Experience is largely listed as the single greatest attribute an entrepreneur can cultivate any time they begin a new path to improve the overall odds of success. While that isn’t exactly groundbreaking, the data behind the difference that experience makes is significant:
- Founders who have successfully cultivated a business previously have a 30% higher chance of success in their next venture.
- Founders who failed at prior businesses have a 20% chance of succeeding the second time around.
- First-time entrepreneurs have an 18% chance of success.
There is something to be said to gaining experience through real-life problem-solving in your business ventures, but you can save time by not learning lessons the hard way and fast-track your path to business success. Here are a few tips:
Spend Investment Capital Wisely
Again, not groundbreaking advice, but you’d be surprised that this is one of the most common pitfalls for a young company managed by an inexperienced entrepreneur. Early on, companies can be funded through small groups of angel investors, but it’s often the entrepreneur’s own savings.

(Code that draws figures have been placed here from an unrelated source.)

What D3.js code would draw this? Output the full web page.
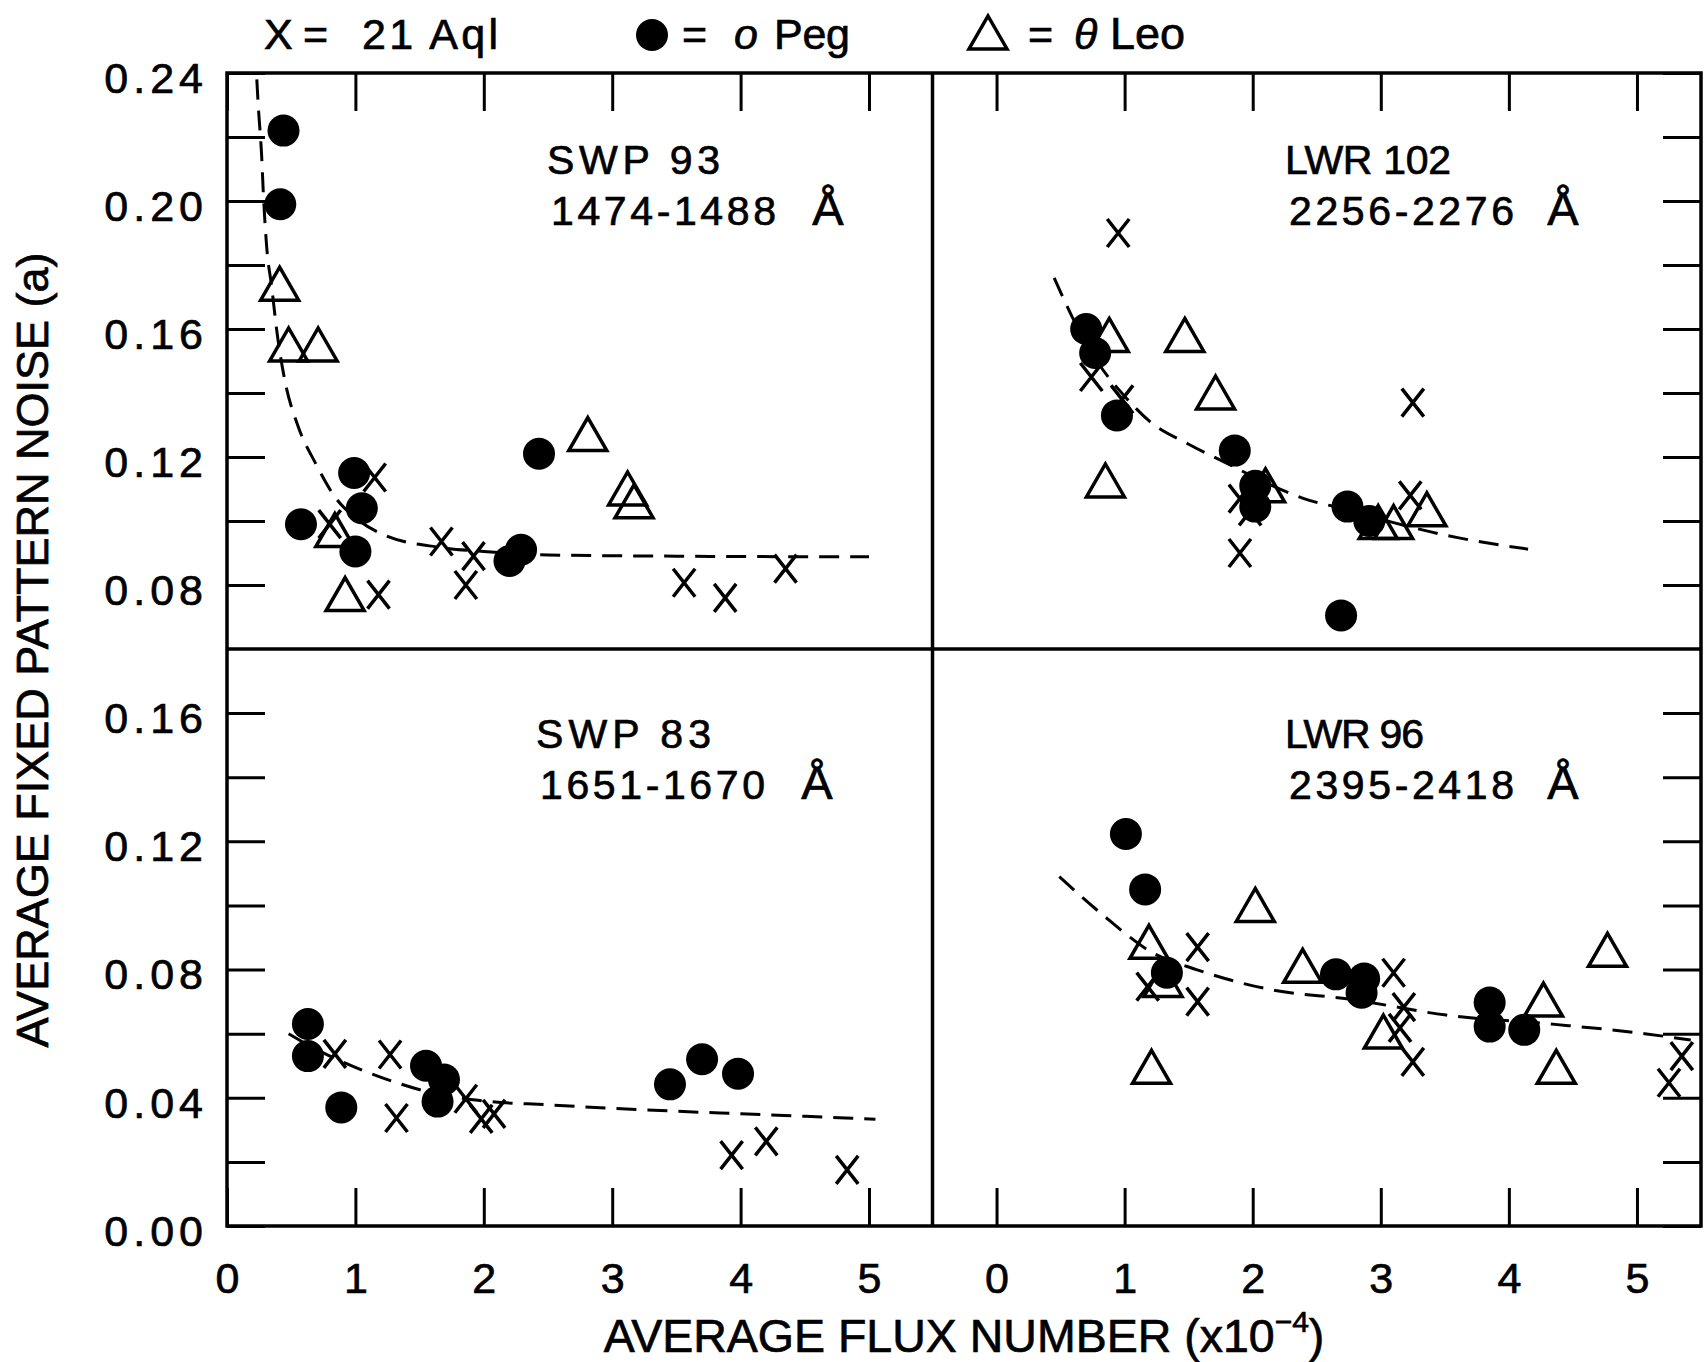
<!DOCTYPE html>
<meta charset="utf-8">
<script src="https://d3js.org/d3.v7.min.js"></script>
<style>
  body { margin: 0; background: #fff; }
  text { font-family: "Liberation Sans", Arial, Helvetica, sans-serif; fill: #000; stroke: #000; stroke-width: 0.7px; }
</style>
<body><div id="draw"></div></body>
<script>

  // ---- data: [flux (x1e-4), noise] ----
  var swp93Aql  = [[0.80,0.099],[1.15,0.1136],[1.18,0.077],[1.67,0.0936],[1.92,0.089],[1.86,0.080],[3.56,0.0807],[3.88,0.076],[4.35,0.0851]];
  var swp93Peg  = [[0.44,0.222],[0.415,0.199],[0.576,0.099],[0.99,0.115],[1.05,0.104],[1.0,0.0905],[2.2,0.0875],[2.29,0.091],[2.43,0.121]];
  var swp93Leo  = [[0.41,0.174],[0.48,0.155],[0.71,0.155],[0.84,0.097],[0.92,0.077],[2.81,0.127],[3.12,0.110],[3.17,0.106]];
  var swp93Fit  = [[0.232,0.238],[0.244,0.2295],[0.27,0.214],[0.283,0.2024],[0.309,0.1857],[0.348,0.1732],[0.387,0.1597],[0.45,0.144],[0.55,0.130],[0.69,0.118],[0.85,0.107],[1.0,0.101],[1.22,0.0957],[1.65,0.0918],[2.0,0.0905],[2.5,0.0894],[3.5,0.089],[5.0,0.0888]];

  var lwr102Aql = [[0.95,0.19],[0.74,0.145],[0.98,0.138],[3.25,0.137],[1.90,0.107],[1.98,0.103],[1.90,0.090],[3.23,0.108]];
  var lwr102Peg = [[0.70,0.16],[0.77,0.1525],[0.94,0.133],[1.86,0.122],[2.02,0.111],[2.02,0.1045],[2.74,0.1045],[2.91,0.100],[2.69,0.0705]];
  var lwr102Leo = [[0.88,0.158],[1.47,0.158],[1.71,0.140],[0.85,0.1125],[2.1,0.111],[2.98,0.0995],[3.10,0.0995],[3.36,0.1035]];
  var lwr102Fit = [[0.45,0.176],[0.6,0.163],[0.8,0.149],[1.0,0.139],[1.2,0.131],[1.5,0.124],[1.8,0.118],[2.1,0.112],[2.4,0.107],[2.8,0.103],[3.1,0.0995],[3.6,0.0948],[4.15,0.0912]];

  var swp83Aql  = [[0.84,0.0537],[1.27,0.0535],[1.32,0.0337],[1.86,0.0397],[1.98,0.0334],[2.08,0.035],[3.93,0.0221],[4.2,0.0264],[4.83,0.0175]];
  var swp83Peg  = [[0.63,0.063],[0.63,0.053],[0.89,0.037],[1.55,0.050],[1.69,0.0457],[1.64,0.0388],[3.45,0.0442],[3.70,0.052],[3.98,0.0475]];
  var swp83Leo  = [];
  var swp83Fit  = [[0.48,0.060],[0.7,0.055],[1.0,0.0495],[1.3,0.045],[1.6,0.0415],[2.0,0.039],[2.5,0.0378],[3.0,0.0367],[3.5,0.0358],[4.0,0.035],[4.5,0.0342],[5.05,0.0333]];

  var lwr96Aql  = [[1.57,0.087],[1.57,0.070],[1.18,0.0747],[3.10,0.079],[3.18,0.0683],[3.15,0.0618],[3.25,0.0512],[5.35,0.053],[5.25,0.0447]];
  var lwr96Peg  = [[1.01,0.1223],[1.16,0.105],[1.33,0.079],[2.65,0.0785],[2.87,0.0772],[2.85,0.0728],[3.85,0.0697],[3.85,0.0622],[4.12,0.0612]];
  var lwr96Leo  = [[1.19,0.0885],[1.30,0.0766],[1.21,0.0495],[2.02,0.100],[2.39,0.081],[3.02,0.0605],[4.27,0.0705],[4.37,0.0495],[4.77,0.086]];
  var lwr96Fit  = [[0.49,0.109],[0.84,0.0967],[1.22,0.0852],[1.56,0.080],[2.16,0.0736],[2.75,0.0708],[3.51,0.0658],[4.36,0.0629],[5.06,0.060],[5.42,0.058]];

  var panelNames  = ["SWP 93", "LWR 102", "SWP 83", "LWR 96"];
  var panelRanges = ["1474-1488", "2256-2276", "1651-1670", "2395-2418"];
  var xTicksLeft  = [0, 1, 2, 3, 4, 5];
  var xTicksRight = [0, 1, 2, 3, 4, 5];
  var yTicksTop   = [0.08, 0.10, 0.12, 0.14, 0.16, 0.18, 0.20, 0.22, 0.24];
  var yLabelsTop  = [0.08, 0.12, 0.16, 0.20, 0.24];
  var yTicksBot   = [0.00, 0.02, 0.04, 0.06, 0.08, 0.10, 0.12, 0.14, 0.16];
  var yLabelsBot  = [0.00, 0.04, 0.08, 0.12, 0.16];

  // ---- layout ----
  var width = 1704, height = 1362;
  var frame = {left: 227, midX: 932.5, right: 1701, top: 73, midY: 649, bottom: 1226};
  var tickLen = 38;

  var svg = d3.select("#draw").append("svg")
    .attr("width", width).attr("height", height);

  var xLeft  = d3.scaleLinear().domain([0, 5.5]).range([frame.left, frame.left + 5.5 * 128.4]);
  var xRight = d3.scaleLinear().domain([-0.5, 5.5]).range([frame.midX, frame.right]);
  var yTop   = d3.scaleLinear().domain([0.06, 0.24]).range([frame.midY, frame.top]);
  var yBot   = d3.scaleLinear().domain([0, 0.18]).range([frame.bottom, frame.midY]);

  // label boxes: line-1 width, A-ring centre
  var panels = [
    {x: xLeft,  y: yTop, aql: swp93Aql,  peg: swp93Peg,  leo: swp93Leo,  fit: swp93Fit,  lx: 547,  ly: 174, w1: 173, ax: 828},
    {x: xRight, y: yTop, aql: lwr102Aql, peg: lwr102Peg, leo: lwr102Leo, fit: lwr102Fit, lx: 1285, ly: 174, w1: 166, ax: 1563},
    {x: xLeft,  y: yBot, aql: swp83Aql,  peg: swp83Peg,  leo: swp83Leo,  fit: swp83Fit,  lx: 536,  ly: 748, w1: 175, ax: 817},
    {x: xRight, y: yBot, aql: lwr96Aql,  peg: lwr96Peg,  leo: lwr96Leo,  fit: lwr96Fit,  lx: 1285, ly: 748, w1: 139, ax: 1563}
  ];

  // ---- axes (ticks point inward) ----
  function styleAxis(g) {
    g.select(".domain").remove();
    g.selectAll(".tick line").attr("stroke", "#000").attr("stroke-width", 3);
    g.selectAll(".tick text").attr("fill", "#000").attr("font-size", 43)
      .attr("font-family", "Liberation Sans, Arial, sans-serif");
  }

  // top ticks
  svg.append("g").attr("transform", "translate(0," + frame.top + ")")
    .call(d3.axisTop(xLeft).tickValues(xTicksLeft).tickSize(-tickLen).tickFormat("")).call(styleAxis);
  svg.append("g").attr("transform", "translate(0," + frame.top + ")")
    .call(d3.axisTop(xRight).tickValues(xTicksRight).tickSize(-tickLen).tickFormat("")).call(styleAxis);

  // bottom ticks with labels
  svg.append("g").attr("transform", "translate(0," + frame.bottom + ")")
    .call(d3.axisBottom(xLeft).tickValues(xTicksLeft).tickSize(-tickLen).tickPadding(36).tickFormat(d3.format("d"))).call(styleAxis);
  svg.append("g").attr("transform", "translate(0," + frame.bottom + ")")
    .call(d3.axisBottom(xRight).tickValues(xTicksRight).tickSize(-tickLen).tickPadding(36).tickFormat(d3.format("d"))).call(styleAxis);

  // left ticks + labels
  function leftAxis(y, ticks, labels) {
    var g = svg.append("g").attr("transform", "translate(" + frame.left + ",0)")
      .call(d3.axisLeft(y).tickValues(ticks).tickSize(-tickLen).tickPadding(19)
        .tickFormat(function(d){ return labels.some(function(l){ return Math.abs(l - d) < 1e-9; }) ? d3.format(".2f")(d) : ""; }))
      .call(styleAxis);
    g.selectAll(".tick text").attr("dy", "0.45em").attr("letter-spacing", 5);
  }
  leftAxis(yTop, yTicksTop, yLabelsTop);
  leftAxis(yBot, yTicksBot, yLabelsBot);

  // right ticks
  svg.append("g").attr("transform", "translate(" + frame.right + ",0)")
    .call(d3.axisRight(yTop).tickValues(yTicksTop).tickSize(-tickLen).tickFormat("")).call(styleAxis);
  svg.append("g").attr("transform", "translate(" + frame.right + ",0)")
    .call(d3.axisRight(yBot).tickValues(yTicksBot).tickSize(-tickLen).tickFormat("")).call(styleAxis);

  // frame and dividers
  svg.append("rect")
    .attr("x", frame.left).attr("y", frame.top)
    .attr("width", frame.right - frame.left).attr("height", frame.bottom - frame.top)
    .attr("fill", "none").attr("stroke", "#000").attr("stroke-width", 3.5);
  svg.append("line").attr("x1", frame.midX).attr("x2", frame.midX).attr("y1", frame.top).attr("y2", frame.bottom)
    .attr("stroke", "#000").attr("stroke-width", 3.5);
  svg.append("line").attr("x1", frame.left).attr("x2", frame.right).attr("y1", frame.midY).attr("y2", frame.midY)
    .attr("stroke", "#000").attr("stroke-width", 3.5);

  // ---- marks ----
  var triPath = "M0,-17 L19,16 L-19,16 Z";
  var xPath = "M-11,-14 L11,14 M11,-14 L-11,14";

  panels.forEach(function(p, i) {
    var g = svg.append("g");

    var line = d3.line().x(function(d){ return p.x(d[0]); }).y(function(d){ return p.y(d[1]); })
      .curve(d3.curveMonotoneX);
    g.append("path").attr("d", line(p.fit))
      .attr("fill", "none").attr("stroke", "#000").attr("stroke-width", 3)
      .attr("stroke-dasharray", "20,11");

    g.selectAll(".leo").data(p.leo).enter().append("path")
      .attr("d", triPath)
      .attr("transform", function(d){ return "translate(" + p.x(d[0]) + "," + p.y(d[1]) + ")"; })
      .attr("fill", "none").attr("stroke", "#000").attr("stroke-width", 3.5);

    g.selectAll(".aql").data(p.aql).enter().append("path")
      .attr("d", xPath)
      .attr("transform", function(d){ return "translate(" + p.x(d[0]) + "," + p.y(d[1]) + ")"; })
      .attr("fill", "none").attr("stroke", "#000").attr("stroke-width", 3.5);

    g.selectAll(".peg").data(p.peg).enter().append("circle")
      .attr("cx", function(d){ return p.x(d[0]); })
      .attr("cy", function(d){ return p.y(d[1]); })
      .attr("r", 16).attr("fill", "#000");

    // panel label
    g.append("text").attr("x", p.lx).attr("y", p.ly).attr("font-size", 41)
      .attr("textLength", p.w1).attr("lengthAdjust", "spacing").text(panelNames[i]);
    g.append("text").attr("x", p.lx + 4).attr("y", p.ly + 51).attr("font-size", 41)
      .attr("textLength", 225).attr("lengthAdjust", "spacing").text(panelRanges[i]);
    g.append("text").attr("x", p.ax).attr("y", p.ly + 51).attr("text-anchor", "middle")
      .attr("font-size", 47).attr("font-family", "Liberation Serif, Times New Roman, serif").text("Å");
  });

  // ---- legend ----
  var legend = svg.append("g").attr("font-size", 43);
  legend.append("text").attr("x", 264).attr("y", 49).text("X");
  legend.append("text").attr("x", 303).attr("y", 49).text("=");
  legend.append("text").attr("x", 362).attr("y", 49).attr("textLength", 136).attr("lengthAdjust", "spacing").text("21 Aql");
  legend.append("circle").attr("cx", 652).attr("cy", 35).attr("r", 16).attr("fill", "#000");
  legend.append("text").attr("x", 682).attr("y", 49).text("=");
  legend.append("text").attr("x", 734).attr("y", 49).attr("font-style", "italic").text("ο");
  legend.append("text").attr("x", 774).attr("y", 49).attr("textLength", 76).text("Peg");
  legend.append("path").attr("d", triPath).attr("transform", "translate(988,33)")
    .attr("fill", "none").attr("stroke", "#000").attr("stroke-width", 3.5);
  legend.append("text").attr("x", 1028).attr("y", 49).text("=");
  legend.append("text").attr("x", 1074).attr("y", 49).attr("font-style", "italic").text("θ");
  legend.append("text").attr("x", 1110).attr("y", 49).attr("font-size", 45).text("Leo");

  // ---- axis titles ----
  var xt = svg.append("text").attr("x", 964).attr("y", 1352).attr("text-anchor", "middle").attr("font-size", 46.5);
  xt.append("tspan").text("AVERAGE FLUX NUMBER (x10");
  xt.append("tspan").attr("font-size", 30).attr("dy", -20).text("−4");
  xt.append("tspan").attr("dy", 20).text(")");

  svg.append("text")
    .attr("transform", "translate(48,650) rotate(-90)")
    .attr("text-anchor", "middle").attr("font-size", 45)
    .text("AVERAGE FIXED PATTERN NOISE (a)");

</script>
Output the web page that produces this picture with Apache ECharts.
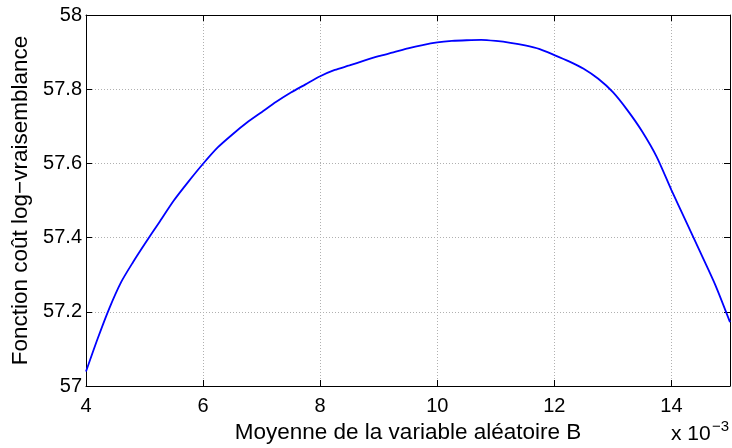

If you’re fortunate enough to gain investors and raise investment capital through private funding, don’t let it lull you into a false sense of security. This influx of money can help you beef up your team to meet aggressive growth goals, but it can also help you spend ahead of need. Aggressive expansion timelines are more often than not overly optimistic, which can burn valuable resources much more rapidly than a young company can afford.
Most industries already have formulas to work through this, so do your research. Whatever money you end up asking for should be completely planned for and put to good use.
Don’t be scared to invest in your team, but focus on A-players who can play multiple roles early on. Choose quality talent over quantity.
Protect Company Assets
If you’re inventing, intellectual property can be invaluable. Spend early and often on protecting your property. Legal can be invaluable in the product-based business and even in service-based or knowledge-based industries to protect intellectual property.
If you’re attempting to acquire capital, you want investors to feel secure in the fact that their money is going to be relatively protected and that the capital is going to good use. Be prepared to know if patents or trademarks exist and who owns what. Giving investors an understanding of what and how you’ve reached product-market fit is important as well.
Spend your money on attorneys who can provide protection to company assets. Hire a lawyer to draft a solid client contract- poorly worded contracts will cost you.
Spend Time Creating Revenue-Driven Solutions
Services or technology that easily demonstrates ROI in a direct manner is low hanging fruit for young companies. Plenty of companies succeed by focusing on solutions that drive savings to their clients, prospects get more value (and buy more frequently) when solutions are revenue-driven.
Understand Your Timeline
When working on bringing transformative technology to the market, it’s important to remember that often, this solution is disruptive. This can create a situation where users have to adjust their systems and processes in order to experience the best results possible.
This is challenging- people don’t like change. No one does. But big and meaningful change takes time which can present a challenge, as clients won’t experience results immediately. If your business is built around disruptive tech, it’s important to set expectations at both the client level and the boardroom level. The potential for reluctant transition with clients is absolutely there and you must set reasonable expectations at all levels about delayed returns.
These are not easy conversations to have as they’re difficult realities to accept when real dollars are being spent and you’re burning through capital every month.
Invest In PR Early
Many founders consider public relations and media outreach to be fluff- something that is a lower priority until you have a bigger budget. However, securing placement in reputable publications when you first hit the market can help a young company in a number of ways. Targeted exposure is extremely effective in getting the word out, driving an initial wave of leads.
Articles in respected publications can enhance buy-in and help prospects convince stakeholders to take a leap with new tech or a new process. Press can help substantiate timeliness, but more importantly, it can help educate prospects.
Build Outside Relationships
Building relationships with third parties will allow you to establish relationships that can vouch for your work. This provides ongoing value for a young company and its emerging technology or services. This can take the form of validating success through white papers, third-party research, or case studies.
Have Reasonable Expectations
People assume that launching a tech company brings overnight success and riches, but it doesn’t typically work that way. Most things of value take time and it’s incredibly important to remain resilient and flexible. Learn quickly from failures and mistakes and then regroup as necessary to press on towards success.
Building a successful business is incredibly difficult. By taking your time, doing your research and starting from the beginning can help you get your startup off the ground. Make sure you do the proper steps to plan the remaining steps to launch the company and prepare yourself so that you’re ready to raise money.
Without proper financial planning, your business doesn’t stand a chance. Make sure you’re network is on point too- you’ll want to surround yourself with the right people. It’s incredibly important to find people who can help you in areas that are not your strongest point of expertise.
Placing your business in the best position to establish a steady clientele will help to grow your startup. Launches are never perfect- you should always prepare for unforeseen circumstances. Proper planning is absolutely crucial to help you clear and anticipate any hurdles.